Local governments have also subsidized the construction of bourbon aging warehouses by issuing industrial revenue bonds (IRBs). Property for which an IRB is issued is removed from the tax rolls for the term of the bond, meaning the local governments sacrifice property tax revenue from the warehouse buildings for that time.3 County officials testified before the task force that in many instances, IRBs were issued to support the construction of more warehouses with the promise that barrel tax revenues would grow over time and would make up for lost property tax revenues from the warehouses. Since 2012, local governments have issued over $2.5 billion in IRBs to support the bourbon industry.
It is clear from data presented by the industry itself that the barrel tax has not been an impediment to expansion and growth. The barrel tax is just one part of an overall tax structure that strongly favors the bourbon industry. As a signature industry, bourbon distillers contribute a great deal to the commonwealth, but they ask a lot of the state and local governments as well. As such, there is a corresponding obligation that should continue to be borne by the distilleries and not the Kentuckians at large.
Bourbon is a signature industry in Kentucky that benefits from the commonwealth’s climate, soil and water. Distillers should be proud to contribute to the place that made their success possible, not drain it of resources to benefit their bottom line.
- Prior to 2018, corporate taxes in Kentucky were computed using a formula that considered the property, payroll, and sales of a corporation in Kentucky compared to the rest of the world, with sales receiving double weight. In 2018, the property and payroll components of the formula were removed, leaving sales in the state as the only factor considered. This change was a windfall for the bourbon industry because of the concentration of property and payroll in Kentucky, with a large majority of sales occurring elsewhere.

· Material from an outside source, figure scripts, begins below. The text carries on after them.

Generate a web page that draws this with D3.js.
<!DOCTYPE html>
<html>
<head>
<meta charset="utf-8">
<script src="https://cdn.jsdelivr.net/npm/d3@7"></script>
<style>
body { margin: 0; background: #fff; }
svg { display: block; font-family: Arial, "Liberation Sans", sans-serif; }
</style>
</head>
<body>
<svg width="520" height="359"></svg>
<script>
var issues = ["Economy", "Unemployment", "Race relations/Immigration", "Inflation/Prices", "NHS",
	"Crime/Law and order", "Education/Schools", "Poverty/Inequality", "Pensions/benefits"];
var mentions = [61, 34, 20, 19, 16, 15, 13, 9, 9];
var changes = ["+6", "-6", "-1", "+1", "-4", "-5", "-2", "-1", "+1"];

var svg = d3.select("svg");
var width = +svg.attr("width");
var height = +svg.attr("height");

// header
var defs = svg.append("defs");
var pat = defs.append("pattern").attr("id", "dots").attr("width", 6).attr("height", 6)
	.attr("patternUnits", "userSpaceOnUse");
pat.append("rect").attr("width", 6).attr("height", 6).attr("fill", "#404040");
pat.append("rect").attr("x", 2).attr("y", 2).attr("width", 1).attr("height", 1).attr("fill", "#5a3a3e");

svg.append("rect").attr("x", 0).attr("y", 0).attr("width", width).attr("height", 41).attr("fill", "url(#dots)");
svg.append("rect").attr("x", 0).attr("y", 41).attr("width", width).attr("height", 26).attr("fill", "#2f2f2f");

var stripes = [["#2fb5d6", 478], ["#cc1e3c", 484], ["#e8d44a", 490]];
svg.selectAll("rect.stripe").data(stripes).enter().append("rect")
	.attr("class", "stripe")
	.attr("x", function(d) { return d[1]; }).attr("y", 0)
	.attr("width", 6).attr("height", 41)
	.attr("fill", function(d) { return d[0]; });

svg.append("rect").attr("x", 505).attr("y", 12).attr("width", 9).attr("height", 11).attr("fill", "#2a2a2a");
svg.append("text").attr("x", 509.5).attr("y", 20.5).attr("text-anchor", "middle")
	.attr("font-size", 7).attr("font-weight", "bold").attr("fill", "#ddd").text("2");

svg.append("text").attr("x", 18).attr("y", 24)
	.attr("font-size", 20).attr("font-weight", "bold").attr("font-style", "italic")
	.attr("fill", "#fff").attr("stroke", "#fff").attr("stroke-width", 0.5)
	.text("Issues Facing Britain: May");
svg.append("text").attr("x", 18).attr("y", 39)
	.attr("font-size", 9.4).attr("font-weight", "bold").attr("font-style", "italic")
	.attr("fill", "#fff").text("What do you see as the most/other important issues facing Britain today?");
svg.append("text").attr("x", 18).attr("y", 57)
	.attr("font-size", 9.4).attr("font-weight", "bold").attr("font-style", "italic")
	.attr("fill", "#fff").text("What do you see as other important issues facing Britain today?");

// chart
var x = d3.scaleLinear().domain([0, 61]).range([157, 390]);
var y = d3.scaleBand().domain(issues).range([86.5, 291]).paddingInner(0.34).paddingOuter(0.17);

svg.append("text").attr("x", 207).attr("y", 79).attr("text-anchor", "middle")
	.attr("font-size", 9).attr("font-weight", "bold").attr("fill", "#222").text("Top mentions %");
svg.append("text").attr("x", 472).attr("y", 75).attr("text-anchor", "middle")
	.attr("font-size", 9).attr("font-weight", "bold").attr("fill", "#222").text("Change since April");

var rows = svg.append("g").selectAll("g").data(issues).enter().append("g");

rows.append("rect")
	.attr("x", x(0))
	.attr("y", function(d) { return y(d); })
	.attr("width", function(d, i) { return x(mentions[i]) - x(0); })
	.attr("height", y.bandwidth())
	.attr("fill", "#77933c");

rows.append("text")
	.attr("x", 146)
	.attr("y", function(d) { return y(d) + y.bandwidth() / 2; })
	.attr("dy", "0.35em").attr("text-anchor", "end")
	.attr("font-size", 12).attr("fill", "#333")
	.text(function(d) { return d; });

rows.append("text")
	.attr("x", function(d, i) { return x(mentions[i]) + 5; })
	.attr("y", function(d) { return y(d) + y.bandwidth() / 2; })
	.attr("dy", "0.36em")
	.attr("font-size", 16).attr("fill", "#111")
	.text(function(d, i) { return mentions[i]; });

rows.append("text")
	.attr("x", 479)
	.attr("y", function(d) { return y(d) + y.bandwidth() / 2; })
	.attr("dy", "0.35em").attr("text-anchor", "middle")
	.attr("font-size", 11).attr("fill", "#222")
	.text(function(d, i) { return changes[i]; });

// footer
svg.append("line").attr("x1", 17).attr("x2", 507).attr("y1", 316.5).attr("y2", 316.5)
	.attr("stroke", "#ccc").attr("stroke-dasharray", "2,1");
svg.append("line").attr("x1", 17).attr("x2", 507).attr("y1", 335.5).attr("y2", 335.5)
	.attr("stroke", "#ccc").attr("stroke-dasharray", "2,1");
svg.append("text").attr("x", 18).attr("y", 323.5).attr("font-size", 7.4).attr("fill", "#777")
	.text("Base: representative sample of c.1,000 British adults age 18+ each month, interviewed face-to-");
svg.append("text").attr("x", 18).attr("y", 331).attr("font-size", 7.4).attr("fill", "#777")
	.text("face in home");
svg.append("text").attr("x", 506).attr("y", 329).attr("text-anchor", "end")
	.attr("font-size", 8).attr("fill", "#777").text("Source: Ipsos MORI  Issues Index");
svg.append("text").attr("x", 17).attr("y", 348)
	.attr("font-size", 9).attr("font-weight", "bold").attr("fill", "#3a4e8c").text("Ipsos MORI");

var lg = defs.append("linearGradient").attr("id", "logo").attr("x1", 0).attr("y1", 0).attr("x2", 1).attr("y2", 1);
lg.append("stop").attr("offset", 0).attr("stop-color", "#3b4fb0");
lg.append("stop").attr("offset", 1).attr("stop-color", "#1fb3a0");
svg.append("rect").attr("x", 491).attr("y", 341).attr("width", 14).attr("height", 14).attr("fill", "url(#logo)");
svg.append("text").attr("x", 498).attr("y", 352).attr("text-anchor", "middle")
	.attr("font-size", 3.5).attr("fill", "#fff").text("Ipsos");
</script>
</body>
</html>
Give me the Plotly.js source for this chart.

- It should be noted that most projects qualify for more than one incentive program so the number of incentives does not equal the number of projects.

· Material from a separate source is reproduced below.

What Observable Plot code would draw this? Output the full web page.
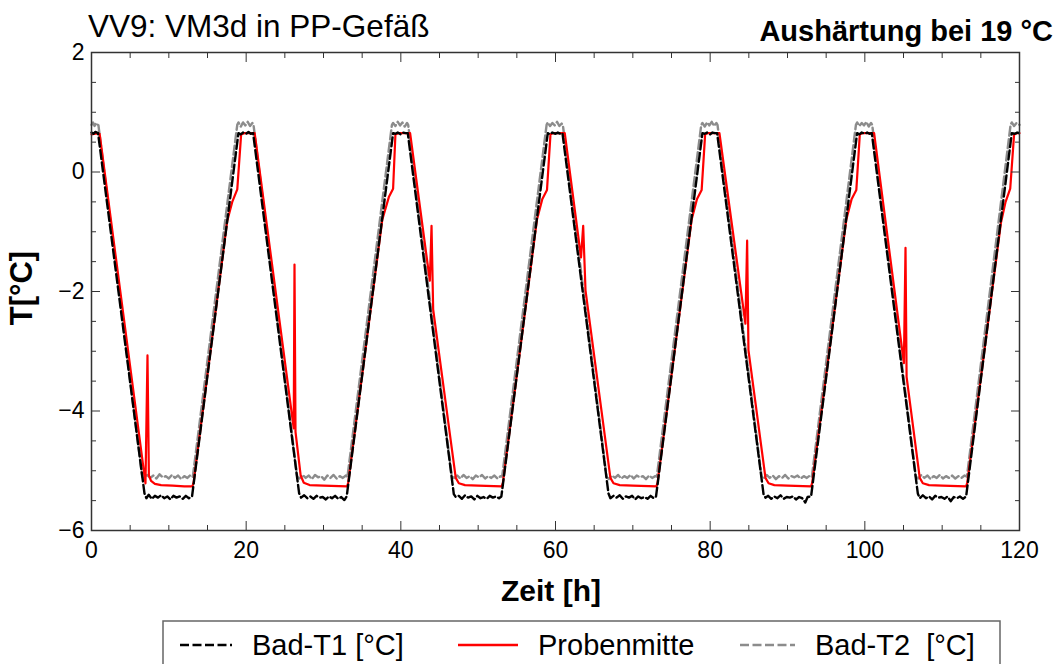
<!DOCTYPE html>
<html><head><meta charset="utf-8">
<script src="https://cdn.jsdelivr.net/npm/d3@7"></script>
<script src="https://cdn.jsdelivr.net/npm/@observablehq/plot@0.6"></script>
<style>
html,body{margin:0;padding:0;background:#fff;}
#wrap{position:relative;width:1059px;height:664px;overflow:hidden;font-family:"Liberation Sans",Arial,sans-serif;}
#chart{position:absolute;left:0;top:0;}
#overlay{position:absolute;left:0;top:0;pointer-events:none;}
</style></head>
<body><div id="wrap"><div id="chart"></div>
<svg id="overlay" width="1059" height="664" font-family="Liberation Sans, Arial, sans-serif"></svg>
</div>
<script>
// ---- texts ----
const titleLeft = "VV9: VM3d in PP-Gefäß";
const titleRight = "Aushärtung bei 19 °C";
const xTitle = "Zeit [h]";
const yTitle = "T[°C]";
const legendLabels = ["Bad-T1 [°C]", "Probenmitte", "Bad-T2\u00a0\u00a0[°C]"];

// ---- ticks ----
const xMajor = [0, 20, 40, 60, 80, 100, 120];
const xMinor = [5, 10, 15, 25, 30, 35, 45, 50, 55, 65, 70, 75, 85, 90, 95, 105, 110, 115];
const yMajor = [-6, -4, -2, 0, 2];
const yMinor = [-5.5, -5, -4.5, -3.5, -3, -2.5, -1.5, -1, -0.5, 0.5, 1, 1.5];

// ---- series: [time h, temperature °C] ----
const badT1 = [
  [0,0.66],[0.25,0.64],[0.5,0.67],[0.85,0.65],
  [6.85,-5.38],[7.1,-5.46],[7.4,-5.40],[7.8,-5.47],[8.2,-5.42],[8.6,-5.45],[9.0,-5.41],[9.4,-5.46],[9.8,-5.43],[10.2,-5.48],[10.6,-5.42],[11.0,-5.45],[11.4,-5.43],[11.8,-5.47],[12.2,-5.42],[12.6,-5.46],[13.0,-5.43],
  [19.0,0.65],[19.3,0.63],[19.6,0.66],[20.0,0.64],[20.3,0.67],[20.6,0.64],[20.9,0.65],
  [26.85,-5.38],[27.1,-5.45],[27.5,-5.41],[27.9,-5.46],[28.3,-5.43],[28.7,-5.47],[29.1,-5.42],[29.5,-5.45],[29.9,-5.44],[30.3,-5.48],[30.7,-5.43],[31.1,-5.46],[31.5,-5.42],[31.9,-5.47],[32.3,-5.44],[32.7,-5.49],[33.0,-5.43],
  [39.0,0.65],[39.3,0.64],[39.6,0.66],[40.0,0.63],[40.3,0.66],[40.6,0.65],[40.9,0.65],
  [46.85,-5.39],[47.1,-5.44],[47.5,-5.42],[47.9,-5.47],[48.3,-5.41],[48.7,-5.45],[49.1,-5.43],[49.5,-5.48],[49.9,-5.42],[50.3,-5.46],[50.7,-5.44],[51.1,-5.47],[51.5,-5.42],[51.9,-5.45],[52.3,-5.43],[52.7,-5.46],[53.0,-5.43],
  [59.0,0.65],[59.3,0.63],[59.6,0.66],[60.0,0.64],[60.3,0.66],[60.6,0.64],[60.9,0.65],
  [66.85,-5.38],[67.1,-5.46],[67.5,-5.42],[67.9,-5.45],[68.3,-5.41],[68.7,-5.47],[69.1,-5.43],[69.5,-5.45],[69.9,-5.42],[70.3,-5.48],[70.7,-5.43],[71.1,-5.46],[71.5,-5.44],[71.9,-5.47],[72.3,-5.42],[72.7,-5.46],[73.0,-5.43],
  [79.0,0.65],[79.3,0.64],[79.6,0.66],[80.0,0.63],[80.3,0.66],[80.6,0.65],[80.9,0.65],
  [86.9,-5.39],[87.15,-5.45],[87.5,-5.42],[87.9,-5.47],[88.3,-5.43],[88.7,-5.46],[89.1,-5.41],[89.5,-5.47],[89.9,-5.44],[90.3,-5.45],[90.7,-5.43],[91.1,-5.48],[91.5,-5.44],[91.9,-5.46],[92.3,-5.53],[92.6,-5.44],[93.05,-5.43],
  [99.0,0.65],[99.3,0.63],[99.6,0.66],[100.0,0.64],[100.3,0.66],[100.6,0.64],[100.9,0.65],
  [106.85,-5.38],[107.1,-5.46],[107.5,-5.41],[107.9,-5.46],[108.3,-5.43],[108.7,-5.48],[109.1,-5.42],[109.5,-5.45],[109.9,-5.44],[110.3,-5.47],[110.7,-5.43],[111.1,-5.51],[111.5,-5.44],[111.9,-5.46],[112.3,-5.43],[112.7,-5.47],[113.1,-5.43],
  [119.0,0.65],[119.4,0.64],[119.7,0.66],[120,0.65]
];

const probenmitte = [
  [0,0.63],[0.5,0.64],[1.05,0.64],
  [6.98,-5.21],[7.24,-3.07],[7.42,-5.08],[7.7,-5.17],[8.2,-5.22],[9.0,-5.24],[10.5,-5.25],[12.0,-5.26],[13.05,-5.26],
  [13.2,-5.2],[17.55,-0.82],[18.2,-0.5],[18.85,-0.29],[19.35,0.63],[19.8,0.65],[21.1,0.65],
  [26.15,-4.29],[26.25,-1.55],[26.38,-4.35],[27.05,-5.08],[27.45,-5.2],[28.2,-5.24],[30.0,-5.25],[33.05,-5.26],
  [33.2,-5.2],[37.6,-0.8],[38.45,-0.42],[39.0,-0.28],[39.3,0.63],[39.7,0.65],[41.2,0.65],
  [43.75,-1.82],[43.97,-0.9],[44.18,-2.3],[47.1,-5.12],[47.5,-5.21],[48.3,-5.24],[50.0,-5.25],[53.05,-5.26],
  [53.2,-5.2],[57.6,-0.8],[58.3,-0.45],[58.9,-0.3],[59.35,0.63],[59.7,0.65],[61.2,0.65],
  [63.3,-1.43],[63.58,-0.9],[63.88,-1.98],[67.1,-5.12],[67.5,-5.21],[68.3,-5.24],[70.0,-5.25],[73.05,-5.26],
  [73.2,-5.2],[77.6,-0.8],[78.3,-0.45],[78.9,-0.3],[79.35,0.63],[79.7,0.65],[81.2,0.65],
  [84.56,-2.54],[84.78,-1.15],[84.95,-2.98],[87.15,-5.12],[87.55,-5.21],[88.3,-5.24],[90.0,-5.25],[93.05,-5.26],
  [93.2,-5.2],[97.6,-0.8],[98.3,-0.45],[98.9,-0.3],[99.35,0.63],[99.7,0.65],[101.2,0.65],
  [105.05,-3.2],[105.26,-1.27],[105.4,-3.43],[107.1,-5.12],[107.5,-5.21],[108.3,-5.24],[110.0,-5.25],[113.1,-5.26],
  [113.25,-5.2],[117.6,-0.85],[118.2,-0.5],[118.8,-0.28],[119.3,0.63],[119.7,0.65],[120,0.65]
];

const badT2 = [
  [0,0.79],[0.2,0.83],[0.4,0.77],[0.6,0.82],[0.9,0.78],
  [6.55,-5.1],[6.8,-5.14],[7.2,-5.07],[7.6,-5.12],[8.0,-5.08],[8.4,-5.13],[8.8,-5.06],[9.2,-5.11],[9.6,-5.09],[10.0,-5.13],[10.4,-5.07],[10.8,-5.12],[11.2,-5.08],[11.6,-5.14],[12.0,-5.09],[12.4,-5.12],[12.8,-5.07],[13.1,-5.1],
  [18.85,0.79],[19.0,0.83],[19.3,0.76],[19.6,0.83],[19.9,0.78],[20.2,0.84],[20.5,0.77],[20.8,0.82],[20.95,0.79],
  [26.6,-5.1],[26.9,-5.13],[27.3,-5.07],[27.7,-5.12],[28.1,-5.08],[28.5,-5.14],[28.9,-5.07],[29.3,-5.11],[29.7,-5.09],[30.1,-5.15],[30.5,-5.08],[30.9,-5.12],[31.3,-5.07],[31.7,-5.13],[32.1,-5.09],[32.5,-5.12],[32.9,-5.08],[33.1,-5.1],
  [38.85,0.79],[39.0,0.82],[39.3,0.77],[39.6,0.84],[39.9,0.78],[40.2,0.83],[40.5,0.76],[40.8,0.82],[40.95,0.79],
  [46.6,-5.1],[46.9,-5.12],[47.3,-5.08],[47.7,-5.13],[48.1,-5.07],[48.5,-5.12],[48.9,-5.09],[49.3,-5.14],[49.7,-5.08],[50.1,-5.11],[50.5,-5.07],[50.9,-5.13],[51.3,-5.09],[51.7,-5.12],[52.1,-5.08],[52.5,-5.13],[52.9,-5.09],[53.1,-5.1],
  [58.85,0.79],[59.0,0.83],[59.3,0.77],[59.6,0.82],[59.9,0.78],[60.2,0.84],[60.5,0.77],[60.8,0.81],[60.95,0.79],
  [66.6,-5.1],[66.9,-5.14],[67.3,-5.08],[67.7,-5.12],[68.1,-5.07],[68.5,-5.13],[68.9,-5.09],[69.3,-5.12],[69.7,-5.07],[70.1,-5.13],[70.5,-5.08],[70.9,-5.11],[71.3,-5.09],[71.7,-5.14],[72.1,-5.08],[72.5,-5.12],[72.9,-5.09],[73.1,-5.1],
  [78.85,0.79],[79.0,0.82],[79.3,0.76],[79.6,0.83],[79.9,0.78],[80.2,0.84],[80.5,0.77],[80.8,0.82],[80.95,0.79],
  [86.65,-5.1],[86.9,-5.13],[87.3,-5.07],[87.7,-5.12],[88.1,-5.08],[88.5,-5.14],[88.9,-5.09],[89.3,-5.12],[89.7,-5.07],[90.1,-5.13],[90.5,-5.09],[90.9,-5.11],[91.3,-5.08],[91.7,-5.13],[92.1,-5.09],[92.5,-5.12],[92.9,-5.08],[93.15,-5.1],
  [98.85,0.79],[99.0,0.83],[99.3,0.77],[99.6,0.82],[99.9,0.78],[100.2,0.84],[100.5,0.76],[100.8,0.82],[100.95,0.79],
  [106.6,-5.1],[106.9,-5.13],[107.3,-5.07],[107.7,-5.12],[108.1,-5.08],[108.5,-5.14],[108.9,-5.09],[109.3,-5.12],[109.7,-5.07],[110.1,-5.13],[110.5,-5.09],[110.9,-5.12],[111.3,-5.08],[111.7,-5.13],[112.1,-5.09],[112.5,-5.12],[112.9,-5.08],[113.2,-5.1],
  [118.85,0.79],[119.0,0.83],[119.3,0.77],[119.6,0.82],[120,0.79]
];

const fmt = d => d < 0 ? "\u2212" + Math.abs(d) : String(d);
const dash = "9,3.5";

const plot = Plot.plot({
  width: 1059, height: 664,
  marginTop: 52, marginBottom: 134, marginLeft: 91, marginRight: 40,
  x: {domain: [0, 120]},
  y: {domain: [-6, 2]},
  style: {fontFamily: "Liberation Sans, Arial, sans-serif", fontSize: "23px", color: "#000", background: "transparent"},
  marks: [
    Plot.line(badT2, {x: d => d[0], y: d => d[1], stroke: "#8c8c8c", strokeWidth: 2.4, strokeDasharray: dash}),
    Plot.line(probenmitte, {x: d => d[0], y: d => d[1], stroke: "#ff0000", strokeWidth: 2.2}),
    Plot.line(badT1, {x: d => d[0], y: d => d[1], stroke: "#000", strokeWidth: 2.4, strokeDasharray: dash}),
    Plot.frame({stroke: "#333", strokeWidth: 1.5}),
    Plot.axisX({ticks: xMinor, anchor: "bottom", tickSize: -5, tickFormat: () => "", label: null, stroke: "#333"}),
    Plot.axisX({ticks: xMajor, anchor: "bottom", tickSize: -9, tickFormat: () => "", label: null, stroke: "#333"}),
    Plot.axisX({ticks: xMinor, anchor: "top", tickSize: -5, tickFormat: () => "", label: null, stroke: "#333"}),
    Plot.axisX({ticks: xMajor, anchor: "top", tickSize: -9, tickFormat: () => "", label: null, stroke: "#333"}),
    Plot.axisY({ticks: yMinor, anchor: "left", tickSize: -5, tickFormat: () => "", label: null, stroke: "#333"}),
    Plot.axisY({ticks: yMajor, anchor: "left", tickSize: -9, tickFormat: () => "", label: null, stroke: "#333"}),
    Plot.axisY({ticks: yMinor, anchor: "right", tickSize: -5, tickFormat: () => "", label: null, stroke: "#333"}),
    Plot.axisY({ticks: yMajor, anchor: "right", tickSize: -9, tickFormat: () => "", label: null, stroke: "#333"}),
    Plot.axisX({ticks: xMajor, anchor: "bottom", tickSize: 0, tickPadding: 11, label: null, tickFormat: fmt}),
    Plot.axisY({ticks: yMajor, anchor: "left", tickSize: 0, tickPadding: 7, label: null, tickFormat: fmt})
  ]
});
document.getElementById("chart").appendChild(plot);

// ---- overlay texts and legend ----
const ov = d3.select("#overlay");
ov.append("text").attr("x", 88).attr("y", 37).attr("font-size", 31.5).text(titleLeft);
ov.append("text").attr("x", 1053).attr("y", 41).attr("font-size", 29).attr("font-weight", "bold").attr("text-anchor", "end").text(titleRight);
ov.append("text").attr("x", 551).attr("y", 601).attr("font-size", 30).attr("font-weight", "bold").attr("text-anchor", "middle").text(xTitle);
ov.append("text").attr("transform", "translate(32,288) rotate(-90)").attr("font-size", 31).attr("font-weight", "bold").attr("text-anchor", "middle").text(yTitle);

ov.append("rect").attr("x", 163).attr("y", 621).attr("width", 837).attr("height", 60).attr("fill", "#fff").attr("stroke", "#666").attr("stroke-width", 1.5);
const legendStyles = [
  {stroke: "#000", dash: dash, x1: 180, x2: 232, tx: 252},
  {stroke: "#ff0000", dash: null, x1: 458, x2: 518, tx: 538},
  {stroke: "#8c8c8c", dash: dash, x1: 740, x2: 795, tx: 815}
];
legendStyles.forEach((s, i) => {
  ov.append("line").attr("x1", s.x1).attr("x2", s.x2).attr("y1", 645).attr("y2", 645)
    .attr("stroke", s.stroke).attr("stroke-width", 2.4).attr("stroke-dasharray", s.dash);
  ov.append("text").attr("x", s.tx).attr("y", 655).attr("font-size", 29).text(legendLabels[i]);
});
</script>
</body></html>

- IRBs are typically not used not to actually provide financing for a project. Instead, they serve as a mechanism to remove the real property and equipment for which the bonds are issued from the property tax rolls. It’s a complicated process but represents a way for companies and local governments that want to provide economic development incentives to get around a constitutional provision that requires all real property to be taxed every year at 100% of fair market value. As part of the transaction, property financed through the IRB is transferred to the local government issuing the bond and then leased back to the distillery. Because it is “owned” by the government, the property is removed from the tax rolls and the company doesn’t have to pay property taxes on the property.